▶ EXERCISE BRIEF
Return each line of the data below exactly, omitting any pictures.

▶ RECORDED INFORMATION
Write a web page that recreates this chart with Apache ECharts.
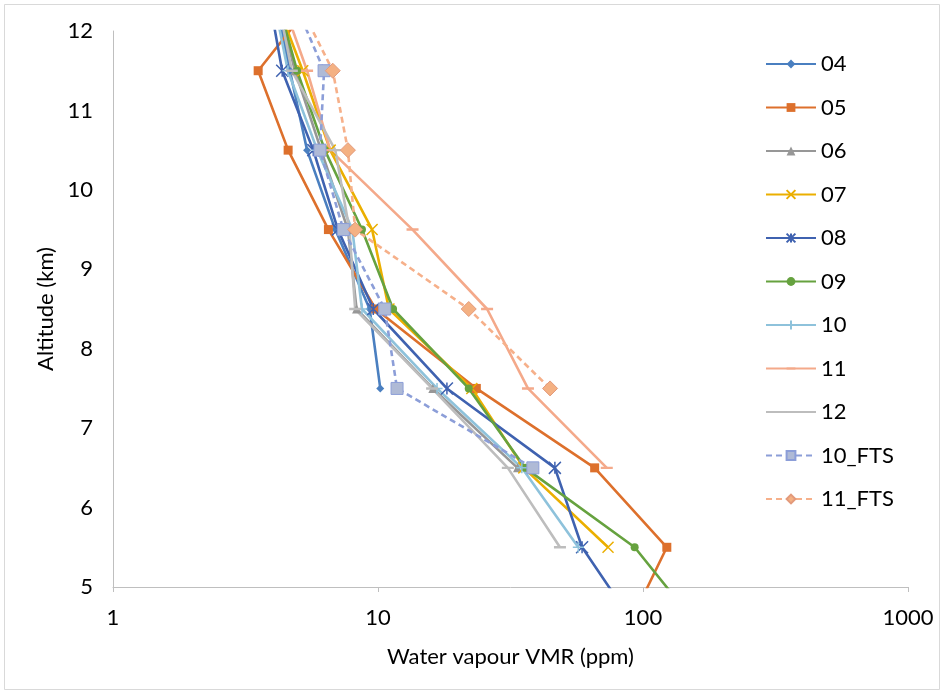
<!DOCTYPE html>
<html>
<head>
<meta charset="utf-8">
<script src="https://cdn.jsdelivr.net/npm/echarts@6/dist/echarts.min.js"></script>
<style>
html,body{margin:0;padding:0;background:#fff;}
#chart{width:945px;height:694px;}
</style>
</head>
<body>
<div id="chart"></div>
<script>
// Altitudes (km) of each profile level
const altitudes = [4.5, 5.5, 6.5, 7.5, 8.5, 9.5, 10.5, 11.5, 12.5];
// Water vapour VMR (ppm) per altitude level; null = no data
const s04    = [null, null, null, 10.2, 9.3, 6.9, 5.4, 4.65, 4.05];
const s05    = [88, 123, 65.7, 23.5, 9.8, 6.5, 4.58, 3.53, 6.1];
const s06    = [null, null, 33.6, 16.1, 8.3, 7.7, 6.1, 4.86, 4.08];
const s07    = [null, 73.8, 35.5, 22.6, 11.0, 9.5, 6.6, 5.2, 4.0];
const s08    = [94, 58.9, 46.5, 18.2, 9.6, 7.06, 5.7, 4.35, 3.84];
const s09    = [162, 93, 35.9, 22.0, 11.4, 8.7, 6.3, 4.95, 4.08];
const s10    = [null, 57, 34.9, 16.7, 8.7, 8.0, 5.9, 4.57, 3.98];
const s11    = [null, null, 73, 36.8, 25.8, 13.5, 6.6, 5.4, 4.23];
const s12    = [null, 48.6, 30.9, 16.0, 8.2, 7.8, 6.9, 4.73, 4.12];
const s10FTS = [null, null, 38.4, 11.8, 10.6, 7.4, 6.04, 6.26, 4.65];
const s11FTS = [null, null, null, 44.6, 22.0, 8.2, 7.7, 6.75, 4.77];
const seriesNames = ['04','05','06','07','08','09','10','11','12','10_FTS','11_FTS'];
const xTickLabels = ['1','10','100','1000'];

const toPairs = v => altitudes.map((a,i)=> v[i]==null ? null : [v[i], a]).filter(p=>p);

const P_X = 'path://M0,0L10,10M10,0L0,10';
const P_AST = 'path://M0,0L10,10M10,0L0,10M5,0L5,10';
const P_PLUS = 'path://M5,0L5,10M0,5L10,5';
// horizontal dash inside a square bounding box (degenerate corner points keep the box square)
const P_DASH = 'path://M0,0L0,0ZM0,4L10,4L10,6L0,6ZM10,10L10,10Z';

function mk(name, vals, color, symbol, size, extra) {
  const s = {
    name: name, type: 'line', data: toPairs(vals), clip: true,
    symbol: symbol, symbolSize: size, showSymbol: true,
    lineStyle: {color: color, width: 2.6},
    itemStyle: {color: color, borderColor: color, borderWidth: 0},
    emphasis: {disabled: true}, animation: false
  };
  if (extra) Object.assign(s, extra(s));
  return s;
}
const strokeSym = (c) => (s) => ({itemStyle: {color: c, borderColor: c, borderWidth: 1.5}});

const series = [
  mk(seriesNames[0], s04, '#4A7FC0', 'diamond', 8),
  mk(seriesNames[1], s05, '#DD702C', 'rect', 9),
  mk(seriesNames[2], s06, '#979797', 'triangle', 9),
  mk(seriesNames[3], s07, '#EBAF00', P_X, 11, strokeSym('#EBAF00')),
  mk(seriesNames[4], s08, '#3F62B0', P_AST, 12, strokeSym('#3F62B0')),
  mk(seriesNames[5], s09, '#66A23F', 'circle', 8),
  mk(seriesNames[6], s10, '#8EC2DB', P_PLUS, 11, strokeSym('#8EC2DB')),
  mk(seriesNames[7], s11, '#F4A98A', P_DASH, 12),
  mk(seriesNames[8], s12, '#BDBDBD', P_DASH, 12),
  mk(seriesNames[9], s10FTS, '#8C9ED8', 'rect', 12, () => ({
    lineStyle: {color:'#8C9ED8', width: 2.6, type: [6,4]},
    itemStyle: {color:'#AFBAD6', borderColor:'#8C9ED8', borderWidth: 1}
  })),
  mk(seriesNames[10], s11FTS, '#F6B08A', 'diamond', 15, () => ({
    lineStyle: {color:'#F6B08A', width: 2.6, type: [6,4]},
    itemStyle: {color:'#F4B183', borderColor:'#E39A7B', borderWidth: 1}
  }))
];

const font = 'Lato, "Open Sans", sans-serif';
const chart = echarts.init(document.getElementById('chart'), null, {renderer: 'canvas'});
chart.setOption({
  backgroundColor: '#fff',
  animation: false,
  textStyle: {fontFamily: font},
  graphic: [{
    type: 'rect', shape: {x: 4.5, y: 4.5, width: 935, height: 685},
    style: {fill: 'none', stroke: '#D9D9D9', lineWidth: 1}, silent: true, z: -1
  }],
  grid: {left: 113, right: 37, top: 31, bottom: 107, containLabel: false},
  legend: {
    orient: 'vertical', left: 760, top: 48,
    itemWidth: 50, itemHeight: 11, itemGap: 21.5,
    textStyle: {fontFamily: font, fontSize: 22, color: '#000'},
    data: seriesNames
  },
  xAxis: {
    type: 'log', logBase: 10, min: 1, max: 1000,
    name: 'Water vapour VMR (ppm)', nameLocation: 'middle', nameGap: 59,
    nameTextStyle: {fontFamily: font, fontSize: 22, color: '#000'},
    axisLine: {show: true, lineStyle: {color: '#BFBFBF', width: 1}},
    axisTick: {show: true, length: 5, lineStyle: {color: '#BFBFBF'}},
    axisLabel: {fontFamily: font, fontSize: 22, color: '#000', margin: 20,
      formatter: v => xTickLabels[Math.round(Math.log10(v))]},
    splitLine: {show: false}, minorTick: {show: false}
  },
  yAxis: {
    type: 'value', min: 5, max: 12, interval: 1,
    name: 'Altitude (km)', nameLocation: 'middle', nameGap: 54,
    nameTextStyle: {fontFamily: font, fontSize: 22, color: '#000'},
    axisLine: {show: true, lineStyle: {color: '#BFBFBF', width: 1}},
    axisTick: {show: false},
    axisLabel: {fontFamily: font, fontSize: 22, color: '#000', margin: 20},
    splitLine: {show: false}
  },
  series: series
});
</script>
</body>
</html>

▶ OUTPUT BELOW
Write a web page that recreates this chart with Apache ECharts.
<!DOCTYPE html>
<html>
<head>
<meta charset="utf-8">
<script src="https://cdn.jsdelivr.net/npm/echarts@6/dist/echarts.min.js"></script>
<style>
html,body{margin:0;padding:0;background:#fff;}
#chart{width:945px;height:694px;}
</style>
</head>
<body>
<div id="chart"></div>
<script>
// Altitudes (km) of each profile level
const altitudes = [4.5, 5.5, 6.5, 7.5, 8.5, 9.5, 10.5, 11.5, 12.5];
// Water vapour VMR (ppm) per altitude level; null = no data
const s04    = [null, null, null, 10.2, 9.3, 6.9, 5.4, 4.65, 4.05];
const s05    = [88, 123, 65.7, 23.5, 9.8, 6.5, 4.58, 3.53, 6.1];
const s06    = [null, null, 33.6, 16.1, 8.3, 7.7, 6.1, 4.86, 4.08];
const s07    = [null, 73.8, 35.5, 22.6, 11.0, 9.5, 6.6, 5.2, 4.0];
const s08    = [94, 58.9, 46.5, 18.2, 9.6, 7.06, 5.7, 4.35, 3.84];
const s09    = [162, 93, 35.9, 22.0, 11.4, 8.7, 6.3, 4.95, 4.08];
const s10    = [null, 57, 34.9, 16.7, 8.7, 8.0, 5.9, 4.57, 3.98];
const s11    = [null, null, 73, 36.8, 25.8, 13.5, 6.6, 5.4, 4.23];
const s12    = [null, 48.6, 30.9, 16.0, 8.2, 7.8, 6.9, 4.73, 4.12];
const s10FTS = [null, null, 38.4, 11.8, 10.6, 7.4, 6.04, 6.26, 4.65];
const s11FTS = [null, null, null, 44.6, 22.0, 8.2, 7.7, 6.75, 4.77];
const seriesNames = ['04','05','06','07','08','09','10','11','12','10_FTS','11_FTS'];
const xTickLabels = ['1','10','100','1000'];

const toPairs = v => altitudes.map((a,i)=> v[i]==null ? null : [v[i], a]).filter(p=>p);

const P_X = 'path://M0,0L10,10M10,0L0,10';
const P_AST = 'path://M0,0L10,10M10,0L0,10M5,0L5,10';
const P_PLUS = 'path://M5,0L5,10M0,5L10,5';
// horizontal dash inside a square bounding box (degenerate corner points keep the box square)
const P_DASH = 'path://M0,0L0,0ZM0,4L10,4L10,6L0,6ZM10,10L10,10Z';

function mk(name, vals, color, symbol, size, extra) {
  const s = {
    name: name, type: 'line', data: toPairs(vals), clip: true,
    symbol: symbol, symbolSize: size, showSymbol: true,
    lineStyle: {color: color, width: 2.6},
    itemStyle: {color: color, borderColor: color, borderWidth: 0},
    emphasis: {disabled: true}, animation: false
  };
  if (extra) Object.assign(s, extra(s));
  return s;
}
const strokeSym = (c) => (s) => ({itemStyle: {color: c, borderColor: c, borderWidth: 1.5}});

const series = [
  mk(seriesNames[0], s04, '#4A7FC0', 'diamond', 8),
  mk(seriesNames[1], s05, '#DD702C', 'rect', 9),
  mk(seriesNames[2], s06, '#979797', 'triangle', 9),
  mk(seriesNames[3], s07, '#EBAF00', P_X, 11, strokeSym('#EBAF00')),
  mk(seriesNames[4], s08, '#3F62B0', P_AST, 12, strokeSym('#3F62B0')),
  mk(seriesNames[5], s09, '#66A23F', 'circle', 8),
  mk(seriesNames[6], s10, '#8EC2DB', P_PLUS, 11, strokeSym('#8EC2DB')),
  mk(seriesNames[7], s11, '#F4A98A', P_DASH, 12),
  mk(seriesNames[8], s12, '#BDBDBD', P_DASH, 12),
  mk(seriesNames[9], s10FTS, '#8C9ED8', 'rect', 12, () => ({
    lineStyle: {color:'#8C9ED8', width: 2.6, type: [6,4]},
    itemStyle: {color:'#AFBAD6', borderColor:'#8C9ED8', borderWidth: 1}
  })),
  mk(seriesNames[10], s11FTS, '#F6B08A', 'diamond', 15, () => ({
    lineStyle: {color:'#F6B08A', width: 2.6, type: [6,4]},
    itemStyle: {color:'#F4B183', borderColor:'#E39A7B', borderWidth: 1}
  }))
];

const font = 'Lato, "Open Sans", sans-serif';
const chart = echarts.init(document.getElementById('chart'), null, {renderer: 'canvas'});
chart.setOption({
  backgroundColor: '#fff',
  animation: false,
  textStyle: {fontFamily: font},
  graphic: [{
    type: 'rect', shape: {x: 4.5, y: 4.5, width: 935, height: 685},
    style: {fill: 'none', stroke: '#D9D9D9', lineWidth: 1}, silent: true, z: -1
  }],
  grid: {left: 113, right: 37, top: 31, bottom: 107, containLabel: false},
  legend: {
    orient: 'vertical', left: 760, top: 48,
    itemWidth: 50, itemHeight: 11, itemGap: 21.5,
    textStyle: {fontFamily: font, fontSize: 22, color: '#000'},
    data: seriesNames
  },
  xAxis: {
    type: 'log', logBase: 10, min: 1, max: 1000,
    name: 'Water vapour VMR (ppm)', nameLocation: 'middle', nameGap: 59,
    nameTextStyle: {fontFamily: font, fontSize: 22, color: '#000'},
    axisLine: {show: true, lineStyle: {color: '#BFBFBF', width: 1}},
    axisTick: {show: true, length: 5, lineStyle: {color: '#BFBFBF'}},
    axisLabel: {fontFamily: font, fontSize: 22, color: '#000', margin: 20,
      formatter: v => xTickLabels[Math.round(Math.log10(v))]},
    splitLine: {show: false}, minorTick: {show: false}
  },
  yAxis: {
    type: 'value', min: 5, max: 12, interval: 1,
    name: 'Altitude (km)', nameLocation: 'middle', nameGap: 54,
    nameTextStyle: {fontFamily: font, fontSize: 22, color: '#000'},
    axisLine: {show: true, lineStyle: {color: '#BFBFBF', width: 1}},
    axisTick: {show: false},
    axisLabel: {fontFamily: font, fontSize: 22, color: '#000', margin: 20},
    splitLine: {show: false}
  },
  series: series
});
</script>
</body>
</html>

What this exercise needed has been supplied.